One of the key goals of the report, “Reconciling Food Security and Bioenergy: Priorities for Action”, is to point out that food and energy security are complementary goals, as embodied in the United Nations-led 2030 Sustainable Development Goals (SDGs), and as also reflected in the Paris Agreement under the UN Framework Convention on Climate Change (UNFCCC). The authors outline a number alternatives to align development-focused efforts to promote food security and secure clean and reliable sources of energy for local populations in a synergistic way. The report was published by the International Food Policy Research Institute (IFPRI) and Oak Ridge National Laboratories (ORNL) Climate Change Science Institute.
The report stresses that context matters greatly for understanding food security and in determining the effect that energy policies (or other factors) might have on it. Designed in the right way, bioenergy policies could have a strongly positive effect on food security and could help attract the kind of investments in agriculture that are sorely lacking in many of the developing countries that currently experience high-levels of hunger and poverty. The report also stresses that food and bioenergy don’t necessarily compete for land, and that land is often not the most critical factor affecting food security. The authors of the report put forward these messages to challenge many of the arguments that have demonised the role of biofuels and bioenergy within the “fuel vs. food” debate.

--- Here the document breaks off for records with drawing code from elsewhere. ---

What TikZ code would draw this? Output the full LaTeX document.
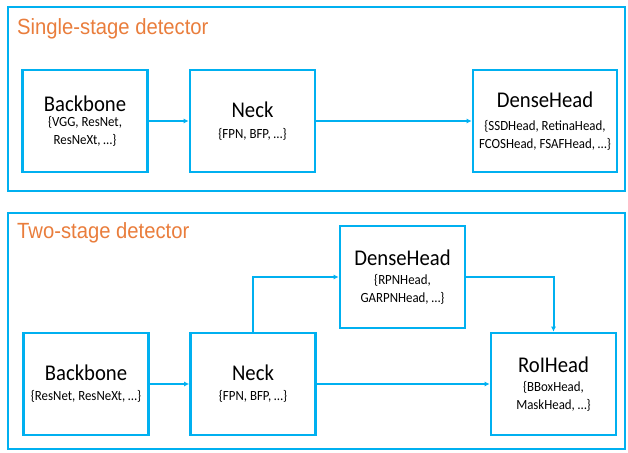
\documentclass[tikz,border=0pt]{standalone}
\usepackage{fontspec}
\usetikzlibrary{arrows.meta}
\newfontfamily\boxfont[FakeStretch=0.92]{Carlito}
\newfontfamily\stagefont[FakeStretch=0.92]{Liberation Sans}
\definecolor{detblue}{RGB}{0,176,240}
\definecolor{detorange}{RGB}{233,125,60}
\newcommand{\modname}[1]{{\fontsize{22.5}{24}\selectfont #1}}

\begin{document}
\begin{tikzpicture}[x=1pt, y=-1pt,
    frame/.style={draw=detblue, line width=2.4pt},
    module/.style={draw=detblue, line width=2.6pt, fill=white, align=center, inner sep=0pt,
        minimum width=125pt, minimum height=102pt, font=\boxfont\fontsize{14}{18}\selectfont},
    flow/.style={draw=detblue, line width=2pt, -{Latex[length=5pt,width=5pt]}},
    stage/.style={anchor=base west, text=detorange, inner sep=0pt, font=\stagefont\fontsize{22}{26}\selectfont}]
\useasboundingbox (0,0) rectangle (628,452);

% single-stage
\draw[frame] (8,7) rectangle (625,191);
\node[stage] (single) at (17,35) {Single-stage detector};
\node[module] (bb1) at (85,121) {\modname{Backbone}\\[-3pt] \{VGG, ResNet,\\ ResNeXt, \ldots\}};
\node[module] (neck1) at (252.5,121) {\modname{Neck}\\[3pt] \{FPN, BFP, \ldots\}};
\node[module, minimum width=144pt] (dense1) at (545,121) {\modname{DenseHead}\\[5pt] \{SSDHead, RetinaHead,\\ FCOSHead, FSAFHead, \ldots\}};
\draw[flow] (bb1) -- (neck1);
\draw[flow] (neck1) -- (dense1);

% two-stage
\draw[frame] (8,213) rectangle (625,449);
\node[stage] (two) at (17,238) {Two-stage detector};
\node[module] (bb2) at (86,384) {\modname{Backbone}\\[2pt] \{ResNet, ResNeXt, \ldots\}};
\node[module] (neck2) at (253,384) {\modname{Neck}\\[2pt] \{FPN, BFP, \ldots\}};
\node[module] (dense2) at (402.5,277) {\modname{DenseHead}\\[1pt] \{RPNHead,\\ GARPNHead, \ldots\}};
\node[module] (roi) at (553.5,384) {\modname{RoIHead}\\[1pt] \{BBoxHead,\\ MaskHead, \ldots\}};
\draw[flow] (bb2) -- (neck2);
\draw[flow] (neck2) -- (roi);
\draw[flow] (neck2.north) |- (dense2.west);
\draw[flow] (dense2.east) -| (roi.north);
\end{tikzpicture}
\end{document}
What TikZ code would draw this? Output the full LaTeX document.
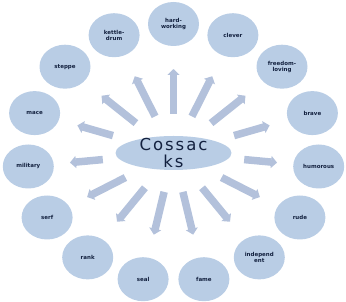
\documentclass[tikz,border=0pt]{standalone}
\usepackage{fontspec}
\setmainfont{DejaVu Sans}
\newfontfamily\titlefont[LetterSpace=12]{DejaVu Sans}
\usetikzlibrary{shapes.geometric,arrows.meta,calc}
\definecolor{bubblefill}{HTML}{B9CDE5}
\definecolor{rayfill}{HTML}{B3C1DB}
\definecolor{inkblue}{HTML}{13213F}

\begin{document}
\begin{tikzpicture}[x=1pt, y=1pt,
    bubble/.style={ellipse, fill=bubblefill, minimum width=51pt, minimum height=44pt, inner sep=0pt, align=center, text=inkblue, font=\fontsize{5.5}{6}\selectfont\bfseries},
    ray/.style={-{Triangle[width=12pt,length=6pt]}, line width=7.5pt, color=rayfill}
]
\useasboundingbox (0,0) rectangle (346,302);

\node[ellipse, fill=bubblefill, minimum width=116pt, minimum height=34pt, inner sep=0pt,
    label={[align=center, text=inkblue, font=\titlefont\fontsize{16.5}{17.4}\selectfont]center:Cossac\\ks}] (cossacks) at (173.5,149) {};

\node[bubble] (hard) at (173.5,278) {hard-\\working};
\node[bubble] (kettle) at (114.1,266.8) {kettle-\\drum};
\node[bubble] (steppe) at (65.0,235.3) {steppe};
\node[bubble] (mace) at (34.6,188.9) {mace};
\node[bubble] (military) at (28.3,135.5) {military};
\node[bubble] (serf) at (47.1,84.5) {serf};
\node[bubble] (rank) at (87.7,44.6) {rank};
\node[bubble] (seal) at (143.1,22.8) {seal};
\node[bubble] (fame) at (203.9,22.8) {fame};
\node[bubble] (independent) at (259.3,44.6) {independ\\ent};
\node[bubble] (rude) at (299.9,84.5) {rude};
\node[bubble] (humorous) at (318.7,135.5) {humorous};
\node[bubble] (brave) at (312.4,188.9) {brave};
\node[bubble] (freedom) at (282.0,235.3) {freedom-\\loving};
\node[bubble] (clever) at (232.9,266.8) {clever};

\draw[ray] ($(cossacks.center)!39pt!(hard)$) -- ($(cossacks.center)!84pt!(hard)$);
\draw[ray] ($(cossacks.center)!41pt!(kettle)$) -- ($(cossacks.center)!86pt!(kettle)$);
\draw[ray] ($(cossacks.center)!48pt!(steppe)$) -- ($(cossacks.center)!92pt!(steppe)$);
\draw[ray] ($(cossacks.center)!63pt!(mace)$) -- ($(cossacks.center)!100pt!(mace)$);
\draw[ray] ($(cossacks.center)!71pt!(military)$) -- ($(cossacks.center)!104pt!(military)$);
\draw[ray] ($(cossacks.center)!54pt!(serf)$) -- ($(cossacks.center)!97pt!(serf)$);
\draw[ray] ($(cossacks.center)!45pt!(rank)$) -- ($(cossacks.center)!89pt!(rank)$);
\draw[ray] ($(cossacks.center)!40pt!(seal)$) -- ($(cossacks.center)!84pt!(seal)$);
\draw[ray] ($(cossacks.center)!40pt!(fame)$) -- ($(cossacks.center)!84pt!(fame)$);
\draw[ray] ($(cossacks.center)!45pt!(independent)$) -- ($(cossacks.center)!89pt!(independent)$);
\draw[ray] ($(cossacks.center)!54pt!(rude)$) -- ($(cossacks.center)!97pt!(rude)$);
\draw[ray] ($(cossacks.center)!71pt!(humorous)$) -- ($(cossacks.center)!104pt!(humorous)$);
\draw[ray] ($(cossacks.center)!63pt!(brave)$) -- ($(cossacks.center)!100pt!(brave)$);
\draw[ray] ($(cossacks.center)!48pt!(freedom)$) -- ($(cossacks.center)!92pt!(freedom)$);
\draw[ray] ($(cossacks.center)!41pt!(clever)$) -- ($(cossacks.center)!86pt!(clever)$);
\end{tikzpicture}
\end{document}
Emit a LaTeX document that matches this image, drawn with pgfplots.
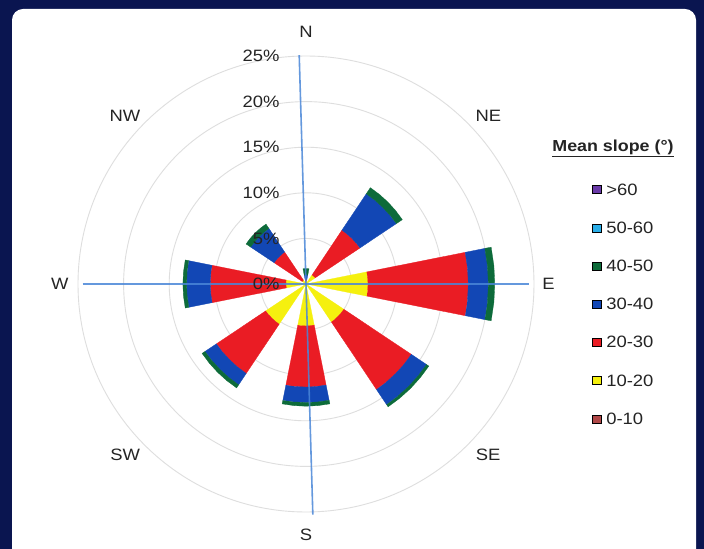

“The messages in the report resonate with IFPRI’s recently launched 2016 Global Food Policy Report, which devotes a chapter to energy and food security,” said IFPRI Senior Research Fellow Siwa Msangi, who is a co-author on the report.
According to Keith Kline, the lead author of the study, and a researcher at the Oak Ridge National Laboratories (ORNL) Climate Change Science Institute, “it is a mistake to ignore local costs and benefits of biofuels based on generalised assertions or global models. Reliable information about the actual local effects is essential, but has been lacking in food-biofuel-climate debates.”
The report contains a number of conclusions that point to how bioenergy can promote food security. A key message relates to how infrastructure and marketing improvements can make agricultural markets work better, and simultaneously enhance the viability of bioenergy projects. Another major message relates to how flex crops could be promoted which provide food in addition to other valuable co-products or uses that can contribute directly to bioenergy production.
A significant share of a country’s energy can be provided by biomass while also enhancing food production, according to the report. Glaucia Souza of the University of Sao Paulo noted that “Brazil’s sugarcane ethanol programme has demonstrated through a 40-year process of continuous monitoring, learning and adaptation that it is possible to couple increased incentives for land restoration and ecosystem services with enhanced food security and poverty reduction”.
Joining ORNL and IFPRI in preparing the report were researchers from the Centre for Environmental Policy, Imperial College London, UK; University of São Paulo and the São Paulo Research Foundation Bioenergy Program BIOEN, Brazil; Delft University of Technology and the University of Twente, The Netherlands; Institute of Rural Engineering, National Institute of Agricultural Technology, Argentina; Stockholm Environment Institute Africa Centre, Nairobi, Kenya; BEE Holdings, Tampico, Mexico; and the World Bank.